= EXERCISE TASK =
Copy every entry exactly as given, minus the images.

[Begin DATA FOR PROCESSING]

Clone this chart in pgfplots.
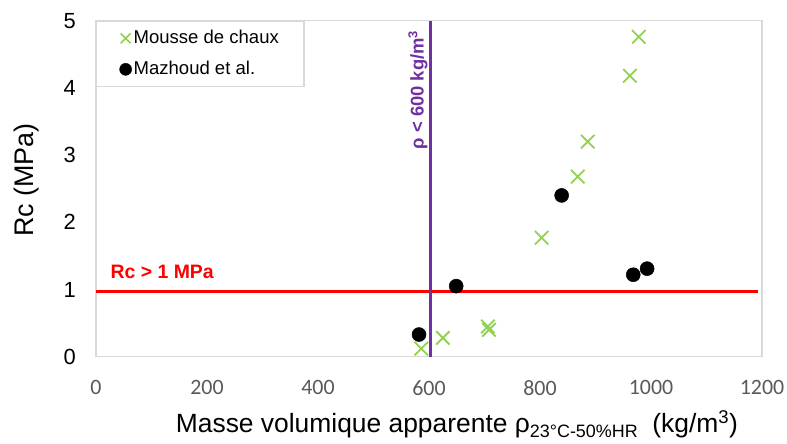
\documentclass[border=0pt]{standalone}
\usepackage{fontspec}
\setmainfont{Liberation Sans}
\newfontfamily\carlito{Carlito}
\usepackage{pgfplots}
\pgfplotsset{compat=1.18}
\definecolor{xgreen}{RGB}{146,208,80}
\definecolor{xpurple}{RGB}{112,48,160}
\definecolor{framec}{RGB}{217,217,217}
\definecolor{ticklab}{RGB}{89,89,89}
\begin{document}
\begin{tikzpicture}
\useasboundingbox (0,0) rectangle (787bp,444bp);
\begin{axis}[
  at={(96bp,87.3bp)}, anchor=south west,
  scale only axis, width=666bp, height=336bp,
  xmin=0, xmax=1200, ymin=0, ymax=5,
  xtick={0,200,...,1200}, ytick={0,1,2,3,4,5},
  major tick length=0pt,
  axis line style={draw=framec, line width=1.3bp},
  /pgf/number format/assume math mode=true,
  /pgf/number format/1000 sep={},
  x tick label style={font=\carlito\fontsize{22}{22}\selectfont, text=ticklab, anchor=center, yshift=-31bp},
  y tick label style={font=\fontsize{22}{22}\selectfont, anchor=east, inner sep=0pt, xshift=-20bp},
  xlabel={Masse volumique apparente ρ\raisebox{-5bp}{\fontsize{18}{18}\selectfont 23°C-50\%HR}\ \ (kg/m\textsuperscript{3})},
  xlabel style={font=\fontsize{26.5}{26.5}\selectfont, at={(axis description cs:0.542,-0.202)}, anchor=center},
  ylabel={Rc (MPa)},
  ylabel style={font=\fontsize{27}{27}\selectfont, at={(axis description cs:-0.105,0.526)}, anchor=center},
  legend style={at={(0,1)}, anchor=north west, draw=framec, line width=1.3bp, fill=white,
    font=\fontsize{18.6}{20}\selectfont, inner xsep=23bp, inner ysep=6bp, row sep=9bp,
    nodes={inner sep=2bp, text height=14bp, text depth=4bp}, cells={anchor=west}},
  legend image code/.code={\draw[#1] plot coordinates {(0bp,0bp)};},
]
\addplot[only marks, mark=x, mark size=9.5bp, xgreen, line width=1.8bp,
  legend image post style={mark size=7bp, line width=1.5bp}] coordinates {
  (586,0.12) (625,0.28) (706,0.45) (708,0.40) (803,1.77) (868,2.68) (886,3.20) (962,4.18) (978,4.76)};
\addlegendentry{Mousse de chaux}
\addplot[only marks, mark=*, mark size=7bp, black, line width=0.5bp,
  legend image post style={mark size=6bp}] coordinates {
  (582,0.33) (649,1.05) (839,2.40) (968,1.22) (993,1.31)};
\addlegendentry{Mazhoud et al.}
\addplot[red, line width=2.5bp, forget plot] coordinates {(0,0.97) (1192,0.97)};
\addplot[xpurple, line width=2.5bp, forget plot] coordinates {(603,0) (603,5)};
\node[anchor=west, text=red, font=\bfseries\fontsize{19.5}{20}\selectfont] at (axis cs:20,1.26) {Rc > 1 MPa};
\node[rotate=90, text=xpurple, font=\bfseries\fontsize{18.5}{19}\selectfont] at (axis cs:580,3.97) {ρ < 600 kg/m\textsuperscript{3}};
\end{axis}
\end{tikzpicture}
\end{document}
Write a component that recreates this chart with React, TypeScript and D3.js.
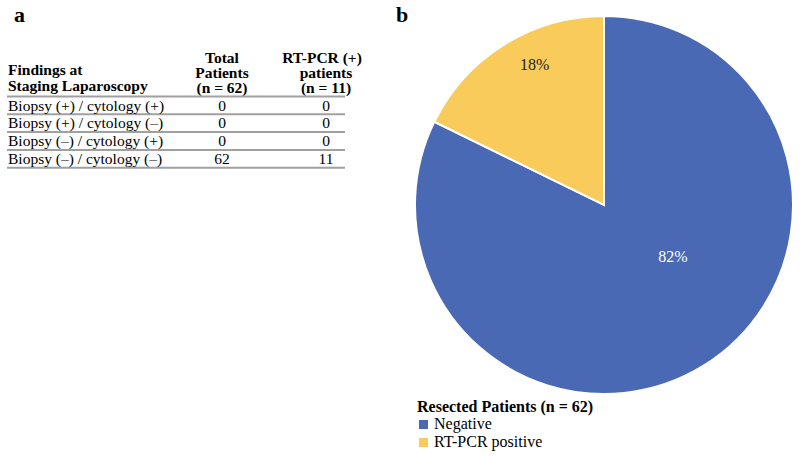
import React from "react";
import * as d3 from "d3";

const headerFindings = ["Findings at", "Staging Laparoscopy"];
const headerTotal = ["Total", "Patients", "(n = 62)"];
const headerPcr = ["RT-PCR (+)", "patients", "(n = 11)"];
const rowLabels = [
  "Biopsy (+) / cytology (+)",
  "Biopsy (+) / cytology (\u2013)",
  "Biopsy (\u2013) / cytology (+)",
  "Biopsy (\u2013) / cytology (\u2013)",
];
const totalPatients = [0, 0, 0, 62];
const pcrPatients = [0, 0, 0, 11];

const pieCategories = ["Negative", "RT-PCR positive"];
const pieValues = [51, 11];
const pieLabels = ["82%", "18%"];
const pieColors = ["#4A69B4", "#F9CB5B"];
const legendTitle = "Resected Patients (n = 62)";

const FONT = "Liberation Serif";

export default function App() {
  const W = 800, H = 457;
  const cx = 604, cy = 205, r = 189;
  const pie = d3.pie<number>().sort(null).value((d) => d)(pieValues);
  const arc = d3.arc<d3.PieArcDatum<number>>().innerRadius(0).outerRadius(r);
  // label placement (radius fraction, angular shift in radians) per slice
  const labelPlace = [
    { rf: 0.455, shift: -0.37 },
    { rf: 0.83, shift: 0.1 },
  ];

  const tableX0 = 7, tableX1 = 345;
  const colTotal = 222, colPcr = 326;
  const rowY = d3.scaleLinear().domain([0, 1]).range([96.5, 114.3]);

  return (
    <svg width={W} height={H} style={{ display: "block", position: "absolute", left: 0, top: 0, fontFamily: FONT }}>
      <rect width={W} height={H} fill="#fff" />
      <text x={14} y={22} fontSize={22} fontWeight="bold">a</text>
      <text x={396} y={22} fontSize={22} fontWeight="bold">b</text>

      {/* table header */}
      {headerFindings.map((t, i) => (
        <text key={t} x={8} y={75 + i * 15.5} fontSize={15.5} fontWeight="bold">{t}</text>
      ))}
      {headerTotal.map((t, i) => (
        <text key={t} x={colTotal} y={63 + i * 14.8} fontSize={15.5} fontWeight="bold" textAnchor="middle">{t}</text>
      ))}
      {headerPcr.map((t, i) => (
        <text key={t} x={i === 0 ? 322 : colPcr} y={63 + i * 14.8} fontSize={15.5} fontWeight="bold" textAnchor="middle">{t}</text>
      ))}

      {[0, 1, 2, 3, 4].map((i) => (
        <line key={i} x1={tableX0} x2={tableX1} y1={rowY(i)} y2={rowY(i)} stroke="#a0a0a0" strokeWidth={2} />
      ))}
      {rowLabels.map((t, i) => (
        <g key={t}>
          <text x={8} y={rowY(i) + 14} fontSize={15.5}>{t}</text>
          <text x={colTotal} y={rowY(i) + 14} fontSize={15.5} textAnchor="middle">{totalPatients[i]}</text>
          <text x={colPcr} y={rowY(i) + 14} fontSize={15.5} textAnchor="middle">{pcrPatients[i]}</text>
        </g>
      ))}

      {/* pie */}
      <g transform={`translate(${cx},${cy})`}>
        {pie.map((d, i) => (
          <path key={i} d={arc(d) || ""} fill={pieColors[i]} stroke="#fff" strokeWidth={2} />
        ))}
        {pie.map((d, i) => {
          const mid = (d.startAngle + d.endAngle) / 2 + labelPlace[i].shift;
          const [lx, ly] = d3.pointRadial(mid, r * labelPlace[i].rf);
          return (
            <text key={"l" + i} x={lx} y={ly} fontSize={16} textAnchor="middle" dominantBaseline="central" fill={i === 0 ? "#fff" : "#222"}>
              {pieLabels[i]}
            </text>
          );
        })}
      </g>

      {/* legend */}
      <text x={417} y={412} fontSize={16} fontWeight="bold">{legendTitle}</text>
      {pieCategories.map((c, i) => (
        <g key={c}>
          <rect x={419} y={420 + i * 18} width={9} height={9} fill={pieColors[i]} />
          <text x={434} y={429 + i * 18} fontSize={16}>{c}</text>
        </g>
      ))}
    </svg>
  );
}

[End DATA FOR PROCESSING]

= PROBLEM SOLUTION =
Clone this chart in pgfplots.
\documentclass[border=0pt]{standalone}
\usepackage{fontspec}
\setmainfont{Liberation Sans}
\newfontfamily\carlito{Carlito}
\usepackage{pgfplots}
\pgfplotsset{compat=1.18}
\definecolor{xgreen}{RGB}{146,208,80}
\definecolor{xpurple}{RGB}{112,48,160}
\definecolor{framec}{RGB}{217,217,217}
\definecolor{ticklab}{RGB}{89,89,89}
\begin{document}
\begin{tikzpicture}
\useasboundingbox (0,0) rectangle (787bp,444bp);
\begin{axis}[
  at={(96bp,87.3bp)}, anchor=south west,
  scale only axis, width=666bp, height=336bp,
  xmin=0, xmax=1200, ymin=0, ymax=5,
  xtick={0,200,...,1200}, ytick={0,1,2,3,4,5},
  major tick length=0pt,
  axis line style={draw=framec, line width=1.3bp},
  /pgf/number format/assume math mode=true,
  /pgf/number format/1000 sep={},
  x tick label style={font=\carlito\fontsize{22}{22}\selectfont, text=ticklab, anchor=center, yshift=-31bp},
  y tick label style={font=\fontsize{22}{22}\selectfont, anchor=east, inner sep=0pt, xshift=-20bp},
  xlabel={Masse volumique apparente ρ\raisebox{-5bp}{\fontsize{18}{18}\selectfont 23°C-50\%HR}\ \ (kg/m\textsuperscript{3})},
  xlabel style={font=\fontsize{26.5}{26.5}\selectfont, at={(axis description cs:0.542,-0.202)}, anchor=center},
  ylabel={Rc (MPa)},
  ylabel style={font=\fontsize{27}{27}\selectfont, at={(axis description cs:-0.105,0.526)}, anchor=center},
  legend style={at={(0,1)}, anchor=north west, draw=framec, line width=1.3bp, fill=white,
    font=\fontsize{18.6}{20}\selectfont, inner xsep=23bp, inner ysep=6bp, row sep=9bp,
    nodes={inner sep=2bp, text height=14bp, text depth=4bp}, cells={anchor=west}},
  legend image code/.code={\draw[#1] plot coordinates {(0bp,0bp)};},
]
\addplot[only marks, mark=x, mark size=9.5bp, xgreen, line width=1.8bp,
  legend image post style={mark size=7bp, line width=1.5bp}] coordinates {
  (586,0.12) (625,0.28) (706,0.45) (708,0.40) (803,1.77) (868,2.68) (886,3.20) (962,4.18) (978,4.76)};
\addlegendentry{Mousse de chaux}
\addplot[only marks, mark=*, mark size=7bp, black, line width=0.5bp,
  legend image post style={mark size=6bp}] coordinates {
  (582,0.33) (649,1.05) (839,2.40) (968,1.22) (993,1.31)};
\addlegendentry{Mazhoud et al.}
\addplot[red, line width=2.5bp, forget plot] coordinates {(0,0.97) (1192,0.97)};
\addplot[xpurple, line width=2.5bp, forget plot] coordinates {(603,0) (603,5)};
\node[anchor=west, text=red, font=\bfseries\fontsize{19.5}{20}\selectfont] at (axis cs:20,1.26) {Rc > 1 MPa};
\node[rotate=90, text=xpurple, font=\bfseries\fontsize{18.5}{19}\selectfont] at (axis cs:580,3.97) {ρ < 600 kg/m\textsuperscript{3}};
\end{axis}
\end{tikzpicture}
\end{document}
Write a component that recreates this chart with React, TypeScript and D3.js.
import React from "react";
import * as d3 from "d3";

const headerFindings = ["Findings at", "Staging Laparoscopy"];
const headerTotal = ["Total", "Patients", "(n = 62)"];
const headerPcr = ["RT-PCR (+)", "patients", "(n = 11)"];
const rowLabels = [
  "Biopsy (+) / cytology (+)",
  "Biopsy (+) / cytology (\u2013)",
  "Biopsy (\u2013) / cytology (+)",
  "Biopsy (\u2013) / cytology (\u2013)",
];
const totalPatients = [0, 0, 0, 62];
const pcrPatients = [0, 0, 0, 11];

const pieCategories = ["Negative", "RT-PCR positive"];
const pieValues = [51, 11];
const pieLabels = ["82%", "18%"];
const pieColors = ["#4A69B4", "#F9CB5B"];
const legendTitle = "Resected Patients (n = 62)";

const FONT = "Liberation Serif";

export default function App() {
  const W = 800, H = 457;
  const cx = 604, cy = 205, r = 189;
  const pie = d3.pie<number>().sort(null).value((d) => d)(pieValues);
  const arc = d3.arc<d3.PieArcDatum<number>>().innerRadius(0).outerRadius(r);
  // label placement (radius fraction, angular shift in radians) per slice
  const labelPlace = [
    { rf: 0.455, shift: -0.37 },
    { rf: 0.83, shift: 0.1 },
  ];

  const tableX0 = 7, tableX1 = 345;
  const colTotal = 222, colPcr = 326;
  const rowY = d3.scaleLinear().domain([0, 1]).range([96.5, 114.3]);

  return (
    <svg width={W} height={H} style={{ display: "block", position: "absolute", left: 0, top: 0, fontFamily: FONT }}>
      <rect width={W} height={H} fill="#fff" />
      <text x={14} y={22} fontSize={22} fontWeight="bold">a</text>
      <text x={396} y={22} fontSize={22} fontWeight="bold">b</text>

      {/* table header */}
      {headerFindings.map((t, i) => (
        <text key={t} x={8} y={75 + i * 15.5} fontSize={15.5} fontWeight="bold">{t}</text>
      ))}
      {headerTotal.map((t, i) => (
        <text key={t} x={colTotal} y={63 + i * 14.8} fontSize={15.5} fontWeight="bold" textAnchor="middle">{t}</text>
      ))}
      {headerPcr.map((t, i) => (
        <text key={t} x={i === 0 ? 322 : colPcr} y={63 + i * 14.8} fontSize={15.5} fontWeight="bold" textAnchor="middle">{t}</text>
      ))}

      {[0, 1, 2, 3, 4].map((i) => (
        <line key={i} x1={tableX0} x2={tableX1} y1={rowY(i)} y2={rowY(i)} stroke="#a0a0a0" strokeWidth={2} />
      ))}
      {rowLabels.map((t, i) => (
        <g key={t}>
          <text x={8} y={rowY(i) + 14} fontSize={15.5}>{t}</text>
          <text x={colTotal} y={rowY(i) + 14} fontSize={15.5} textAnchor="middle">{totalPatients[i]}</text>
          <text x={colPcr} y={rowY(i) + 14} fontSize={15.5} textAnchor="middle">{pcrPatients[i]}</text>
        </g>
      ))}

      {/* pie */}
      <g transform={`translate(${cx},${cy})`}>
        {pie.map((d, i) => (
          <path key={i} d={arc(d) || ""} fill={pieColors[i]} stroke="#fff" strokeWidth={2} />
        ))}
        {pie.map((d, i) => {
          const mid = (d.startAngle + d.endAngle) / 2 + labelPlace[i].shift;
          const [lx, ly] = d3.pointRadial(mid, r * labelPlace[i].rf);
          return (
            <text key={"l" + i} x={lx} y={ly} fontSize={16} textAnchor="middle" dominantBaseline="central" fill={i === 0 ? "#fff" : "#222"}>
              {pieLabels[i]}
            </text>
          );
        })}
      </g>

      {/* legend */}
      <text x={417} y={412} fontSize={16} fontWeight="bold">{legendTitle}</text>
      {pieCategories.map((c, i) => (
        <g key={c}>
          <rect x={419} y={420 + i * 18} width={9} height={9} fill={pieColors[i]} />
          <text x={434} y={429 + i * 18} fontSize={16}>{c}</text>
        </g>
      ))}
    </svg>
  );
}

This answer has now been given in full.